Subspace clustering for the analysis of geo-referenced time series
Geo-referenced time series are data describing the time-changing behavior of one or more attributes at fixed locations and consistent time intervals [1]. For example, the weather stations located all around the world provide a vast amount of daily meteorological data containing various measurements such as temperature. Analysis of such huge datasets and exploring spatio-temporal patterns is a challenging task. Machine Learning (ML) has shown great improvement in the trade-off between speed and accuracy in time series analysis. ML has offered automatic or semi-automatic approaches for integrating all the sources of information, discovering the underlying relationships, and making predictions. Clustering is an ML technique to group data points with similar properties. It allows exploring hidden relationships between data points and gaining valuable insights about the spatio-temporal patterns within time series.
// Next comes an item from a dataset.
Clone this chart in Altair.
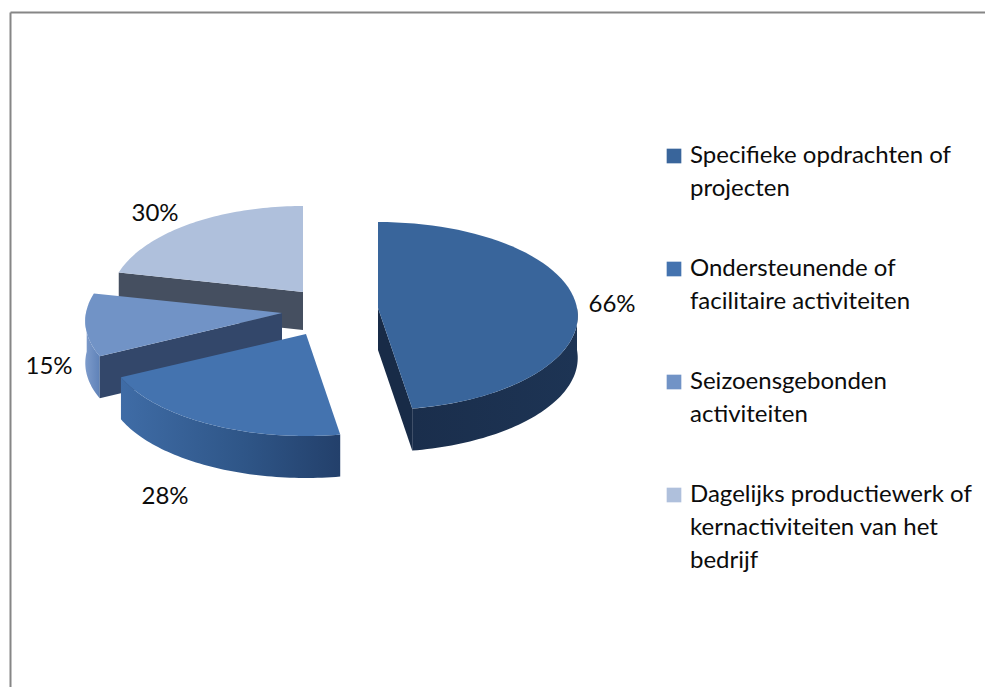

Selecting an appropriate clustering method remains to be a challenge, which is very important to achieve good results. Traditional clustering algorithms (e.g., K-means) normally use a specific distance measure to characterize the similarity between any two time series. They often assume data lie in a single subspace. However, considering the nature of time series that involves the three components, space, time, and attribute, the data points may be assumed to lie in a union of several low-dimensional subspaces. Particularly, this could be more relevant in high dimensional time series in which the number of time series is much larger than the length of each time series. Subspace clustering algorithms are advanced clustering techniques that explore the data to find multiple low dimensional subspaces and identify the data points that belong to each subspace [2-4]. For example, the sparse subspace clustering (SSC) algorithm constructs a similarity graph using the sparse coefficients, and groups data points using spectral clustering [2]. This study aims to explore the application of the SSC algorithm (or its modified versions e.g., [3]) for the analysis of geo-referenced time series and conduct a comparative study and evaluate the performance of this algorithm. A data set is available to map spring onset phenoregions over the conterminous 48 US states. This dataset can also be used to test the robustness of the proposed clustering method to deal with big geospatial data.
Exploring and implementing subspace clustering algorithms for the analysis of geo-referenced time series
-
[1] Wu, X., Cheng, C., Zurita-Milla, R., & Song, C. (2020). An overview of clustering methods for geo-referenced time series: from one-way clustering to co-and tri-clustering. International Journal of Geographical Information Science , 1-27.
[2] Elhamifar, E., & Vidal, R. (2013). Sparse subspace clustering: Algorithm, theory, and applications. IEEE transactions on pattern analysis and machine intelligence, 35(11), 2765-2781.
[3] Rafiezadeh Shahi, K., Khodadadzadeh, M., Tusa, L., Ghamisi, P., Tolosana-Delgado, R., & Gloaguen, R. (2020). Hierarchical Sparse Subspace Clustering (HESSC): An Automatic Approach for Hyperspectral Image Analysis. Remote Sensing, 12(15), 2421.
[4] Khodadadzadeh, M., Contreras, C., Tusa, L., & Gloaguen, R. (2018, October). Subspace clustering algorithms for mineral mapping. In Image and Signal Processing for Remote Sensing XXIV (Vol. 10789, p. 107891V). International Society for Optics and Photonics.